To that end, Essex praises companies that have found ways to turn ads into content, creating engaging media products that promote a company’s goods while giving the audience something to enjoy. He cites The Lego Movie as a key example of the way a corporation could take what is, at heart, an infomercial for Lego’s many different playsets and turn it into a compelling movie that audiences actually paid to see.
Essex notes that the integration of brand and film occurred in such a compelling way that not only was the movie a smash hit but Lego saw a bump in sales, meaning that audiences both paid to receive an ad and were influenced by that ad to go out and buy. In many ways, this is a bit of a return to the way advertising was done in the radio and early TV eras, when programs were paid for and built around specific brands, with stories that supported an advertiser’s goals but which remained interesting and compelling enough for audiences to want to return to week after week.

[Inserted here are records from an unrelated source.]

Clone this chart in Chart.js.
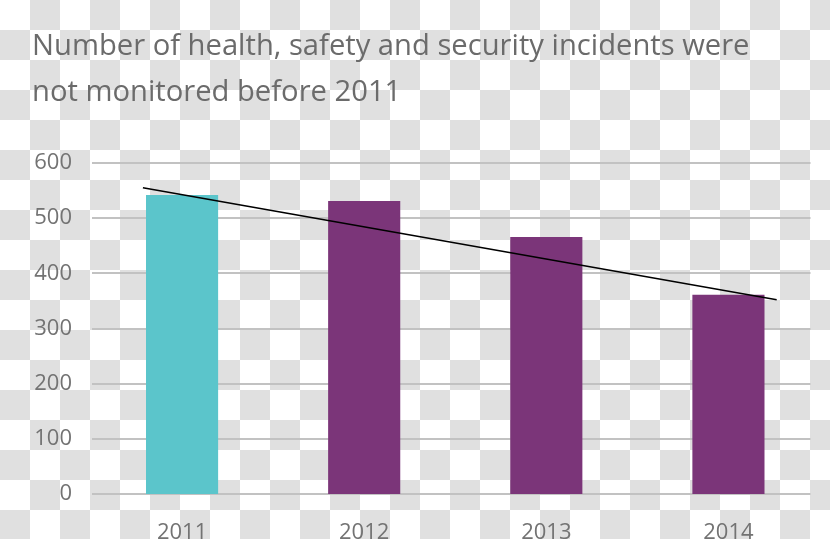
<!DOCTYPE html>
<html><head><meta charset="utf-8">
<script src="https://cdn.jsdelivr.net/npm/chart.js@4"></script>
<style>
html,body{margin:0;padding:0;}
html{background:repeating-conic-gradient(#e0e0e0 0 25%,#ffffff 0 50%) 0 0/60px 60px;}
#wrap{width:830px;height:539px;position:relative;}
canvas{display:block;}
</style></head><body>
<div id="wrap"><canvas id="c" width="830" height="539"></canvas></div>
<script>
const titleLines = ["Number of health, safety and security incidents were", "not monitored before 2011"];
const categories = ["2011", "2012", "2013", "2014"];
const incidents = [542, 531, 466, 361];
const barColors = ["#5bc5cb", "#7b3579", "#7b3579", "#7b3579"];
const trendX = [-0.215, 3.265];
const trendY = [555, 352];
const yMin = 0, yMax = 600, yStep = 100;

const FONT = "'Open Sans', 'DejaVu Sans', sans-serif";

const gridPlugin = {
  id: 'customGrid',
  beforeDatasetsDraw(chart) {
    const y = chart.scales.y;
    const ca = chart.chartArea;
    const ctx = chart.ctx;
    ctx.save();
    ctx.strokeStyle = '#c2c2c2';
    ctx.lineWidth = 2;
    y.ticks.forEach(t => {
      const py = Math.round(y.getPixelForValue(t.value));
      ctx.beginPath();
      ctx.moveTo(ca.left + 1, py);
      ctx.lineTo(ca.right - 9, py);
      ctx.stroke();
    });
    ctx.restore();
  }
};

new Chart(document.getElementById('c'), {
  type: 'bar',
  data: {
    labels: categories,
    datasets: [
      {
        type: 'bar',
        data: incidents,
        xAxisID: 'x',
        yAxisID: 'y',
        backgroundColor: barColors,
        borderWidth: 0,
        grouped: false,
        barPercentage: 0.396,
        categoryPercentage: 1,
        order: 2
      },
      {
        type: 'line',
        data: trendX.map((x, i) => ({x: x, y: trendY[i]})),
        xAxisID: 'xt',
        yAxisID: 'y',
        borderColor: '#000000',
        borderWidth: 1.5,
        pointRadius: 0,
        fill: false,
        order: 1
      }
    ]
  },
  options: {
    responsive: false,
    animation: false,
    layout: {padding: {left: 32, right: 10.5, top: 0, bottom: 0}},
    plugins: {
      legend: {display: false},
      tooltip: {enabled: false},
      title: {
        display: true,
        text: titleLines,
        align: 'start',
        color: '#6b6b6b',
        font: {family: FONT, size: 29.2, weight: 'normal', lineHeight: 1.55},
        padding: {top: 24.5, bottom: 48}
      }
    },
    scales: {
      x: {
        type: 'category',
        offset: true,
        grid: {display: false, drawTicks: false},
        border: {display: false},
        ticks: {color: '#737373', font: {family: FONT, size: 22}, padding: 26},
        afterFit(s) { s.height = 45; }
      },
      xt: {
        type: 'linear',
        display: false,
        offset: false,
        min: -0.5,
        max: 3.5,
        grid: {drawTicks: false}
      },
      y: {
        min: yMin,
        max: yMax,
        grid: {display: false, drawTicks: false},
        border: {display: false},
        ticks: {stepSize: yStep, color: '#737373', font: {family: FONT, size: 22}, padding: 19},
        afterFit(s) { s.width = 59; }
      }
    }
  },
  plugins: [gridPlugin]
});
</script>
</body></html>
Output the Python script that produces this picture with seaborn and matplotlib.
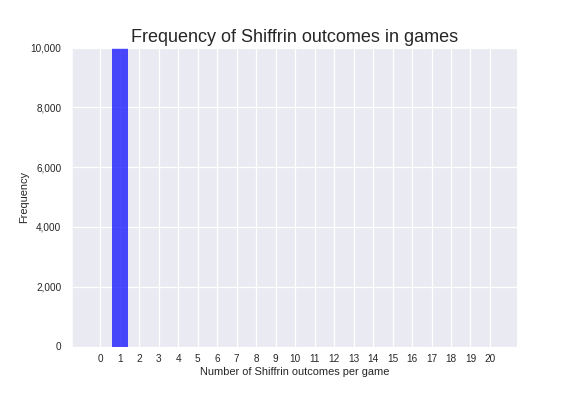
import numpy as np
import pandas as pd
import matplotlib
matplotlib.use("Agg")
import matplotlib.pyplot as plt
import matplotlib.ticker as mticker
import seaborn as sns

# outcomes per game and how many games had each outcome
outcomes = list(range(0, 21))
counts = [0, 10000, 0, 0, 0, 0, 0, 0, 0, 0, 0, 0, 0, 0, 0, 0, 0, 0, 0, 0, 0]
y_ticks = [0, 2000, 4000, 6000, 8000, 10000]

df = pd.DataFrame({"outcome": outcomes, "count": counts})

sns.set_style("darkgrid")
plt.rcParams["font.family"] = ["Liberation Sans", "DejaVu Sans"]

fig, ax = plt.subplots(figsize=(8, 5.5), dpi=72)
fig.subplots_adjust(left=0.125, right=0.898, top=0.88, bottom=0.125)

sns.histplot(data=df, x="outcome", weights="count", discrete=True, shrink=0.8,
             color="blue", alpha=0.7, linewidth=0, ax=ax)

ax.set_xlim(-1.45, 21.4)
ax.set_ylim(0, 10000)
ax.set_xticks(outcomes)
ax.set_yticks(y_ticks)
ax.yaxis.set_major_formatter(mticker.FuncFormatter(lambda v, p: f"{int(v):,}"))
ax.grid(color="white", linewidth=1.2)
ax.tick_params(axis="y", labelsize=10, colors="#262626", pad=7)
ax.tick_params(axis="x", labelsize=10, colors="#262626", pad=4)
ax.set_xlabel("Number of Shiffrin outcomes per game", fontsize=11, color="#262626", labelpad=3)
ax.set_ylabel("Frequency", fontsize=11, color="#262626", labelpad=2)
ax.set_title("Frequency of Shiffrin outcomes in games", fontsize=18, color="#262626")

fig.savefig("out.png", dpi=72)
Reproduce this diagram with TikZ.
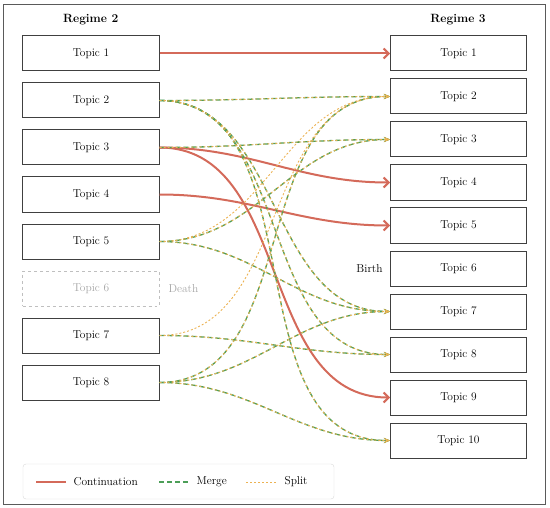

Essex concludes his brief but fascinating study by suggesting that advertising still has a future, but one that is very different from today’s carpet-bombing style of total ad saturation. Essex believes that the future of advertising is to create better and more compelling content, material that audiences want to engage with, not just material that they are forced to engage with. After all, you catch more flies with honey than with vinegar, and right now modern advertising has left the galling taste of vinegar in too many consumers’ mouths to continue on as it has for the past fifty years.